Mietwagenrecht§wi§§en MRW aktuell 31-23
Amtsgericht Hamburg St. Georg 916 C 55/23 vom 12.07.2023
1. Der vorgelegten Mietwagenrechnung kommt eine Indizwirkung für die Höhe der erforderlichen Kosten zu.
2. Bei einer Ersatzwagenanmietung zum Normaltarif verstößt der Geschädigte nicht gegen seine Obliegenheit zur Geringhaltung des Schadens, wenn er sich nicht nach Alternativen erkundigt.
3. Dem Geschädigten steht ein flexibel nutzbares Ersatzfahrzeug zu – ohne Einschränkungen bei der Kilometerbegrenzung und ohne eine verbindliche Angabe des Rückgabezeitpunktes.
4. Die Fraunhofer-Liste ist keine geeignete Schätzgrundlage und auch die Internetbeispiele der Beklagten begründen keinen Zweifel an der Erforderlichkeit der von der Klägerin verlangten Kosten.
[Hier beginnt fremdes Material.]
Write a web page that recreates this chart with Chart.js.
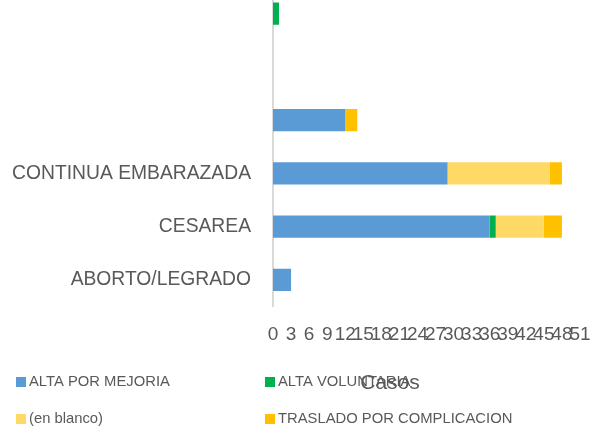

5. Kosten erforderlicher Nebenleistungen für Haftungsreduzierung, Zustellen und Abholen sind zusätzlich erstattungsfähig.
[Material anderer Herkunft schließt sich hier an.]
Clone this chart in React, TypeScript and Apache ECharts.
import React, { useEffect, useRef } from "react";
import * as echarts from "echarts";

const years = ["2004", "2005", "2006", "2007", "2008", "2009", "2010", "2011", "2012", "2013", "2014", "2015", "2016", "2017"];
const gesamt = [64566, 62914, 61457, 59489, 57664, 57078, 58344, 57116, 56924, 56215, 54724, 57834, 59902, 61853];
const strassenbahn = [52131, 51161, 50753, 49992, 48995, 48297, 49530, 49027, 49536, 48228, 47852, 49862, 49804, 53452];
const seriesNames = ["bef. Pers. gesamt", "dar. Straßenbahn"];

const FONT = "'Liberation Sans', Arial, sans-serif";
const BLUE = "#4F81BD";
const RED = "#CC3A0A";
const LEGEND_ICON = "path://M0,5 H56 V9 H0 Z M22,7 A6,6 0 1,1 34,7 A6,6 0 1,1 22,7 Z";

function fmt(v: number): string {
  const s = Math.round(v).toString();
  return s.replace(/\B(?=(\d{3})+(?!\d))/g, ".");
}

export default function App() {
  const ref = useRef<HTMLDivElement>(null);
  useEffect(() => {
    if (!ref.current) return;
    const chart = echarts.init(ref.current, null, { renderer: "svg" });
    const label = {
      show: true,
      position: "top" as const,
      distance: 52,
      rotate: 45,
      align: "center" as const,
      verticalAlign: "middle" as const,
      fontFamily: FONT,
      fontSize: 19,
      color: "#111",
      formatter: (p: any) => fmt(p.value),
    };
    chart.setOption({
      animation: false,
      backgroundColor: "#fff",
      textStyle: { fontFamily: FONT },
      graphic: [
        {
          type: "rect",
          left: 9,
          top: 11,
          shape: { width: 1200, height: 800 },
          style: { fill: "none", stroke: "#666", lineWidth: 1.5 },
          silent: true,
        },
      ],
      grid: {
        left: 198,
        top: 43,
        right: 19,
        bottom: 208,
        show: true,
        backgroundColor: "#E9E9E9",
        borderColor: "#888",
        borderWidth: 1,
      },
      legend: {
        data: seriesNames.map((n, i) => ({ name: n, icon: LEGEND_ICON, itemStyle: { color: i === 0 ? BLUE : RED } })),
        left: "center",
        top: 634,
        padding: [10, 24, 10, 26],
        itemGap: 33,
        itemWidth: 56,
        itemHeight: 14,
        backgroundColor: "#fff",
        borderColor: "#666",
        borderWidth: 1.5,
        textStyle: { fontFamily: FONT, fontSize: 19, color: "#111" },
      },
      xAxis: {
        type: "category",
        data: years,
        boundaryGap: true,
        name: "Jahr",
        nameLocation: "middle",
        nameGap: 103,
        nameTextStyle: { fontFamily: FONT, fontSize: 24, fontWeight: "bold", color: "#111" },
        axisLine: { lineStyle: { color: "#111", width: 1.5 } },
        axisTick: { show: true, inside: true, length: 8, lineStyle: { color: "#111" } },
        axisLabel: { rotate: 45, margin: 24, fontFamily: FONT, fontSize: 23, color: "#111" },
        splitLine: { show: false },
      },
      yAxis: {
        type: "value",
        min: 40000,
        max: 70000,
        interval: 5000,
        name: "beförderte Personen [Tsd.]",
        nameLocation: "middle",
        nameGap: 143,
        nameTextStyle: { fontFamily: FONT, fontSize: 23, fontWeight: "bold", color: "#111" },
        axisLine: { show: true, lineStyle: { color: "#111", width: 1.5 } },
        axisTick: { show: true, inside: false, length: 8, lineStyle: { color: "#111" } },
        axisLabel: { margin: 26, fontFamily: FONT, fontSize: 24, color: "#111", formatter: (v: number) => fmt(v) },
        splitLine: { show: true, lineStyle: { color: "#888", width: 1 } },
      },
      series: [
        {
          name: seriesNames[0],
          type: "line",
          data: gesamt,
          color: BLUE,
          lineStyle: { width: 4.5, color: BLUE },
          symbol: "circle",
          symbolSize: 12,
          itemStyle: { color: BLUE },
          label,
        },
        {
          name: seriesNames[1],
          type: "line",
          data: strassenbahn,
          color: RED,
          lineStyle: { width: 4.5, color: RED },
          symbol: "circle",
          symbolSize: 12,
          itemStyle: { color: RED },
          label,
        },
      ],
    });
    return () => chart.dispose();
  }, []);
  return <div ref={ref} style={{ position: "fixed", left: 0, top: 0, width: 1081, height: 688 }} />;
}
Zusammenfassung: Das Amtsgericht Hamburg St. Georg spricht dem Vermieter aus abgetretenem Recht die restlichen geforderten Mietwagenkosten vollständig zu und lehnt die Anwendung der Fraunhofer-Liste ab. In dem Verfahren hatte die Klägerin ein Parteigutachten des BAV vorgelegt, aus dem deutlich wurde, dass die Fraunhofer-Werte mit der Realität des Internet-Marktes für Mietwagen nicht viel gemein haben.
Bedeutung für die Praxis: Die Rechtsprechung in Hamburg wendet seit Jahren festgefahren Fraunhofer zur Schätzung des Normaltarifes an. Wie die Werte dort zustande kommen, ist bisher ungeklärt und sie passen nicht zur Realität der Internet-Preise. Das hat der BAV auch für den regionalen Markt in Hamburg aufgezeigt und der Kläger dem Gericht vorgelegt. Statt nach § 287 ZPO auf der Grundlage von Fraunhofer zu schätzen, sah das Gericht den Rechnungsbetrag als erforderlich an. Neben anderen Gründen verwies das Gericht auf den fehlenden Wert der konkreten Mietwagenklasse. Es ist nicht sicher, dass andere Gerichte den § 287 ebenso interpretieren würden, wichtig erscheint jedoch, dass das Gericht erkannt hat, dass weder die Fraunhofer-Werte noch von der Beklagten später recherchierte Internetpreise die Berechtigung der klägerischen Abrechnung in Zweifel ziehen können.
Hinweis: Es ist nicht bekannt, ob das Urteil bereits rechtskräftig geworden ist.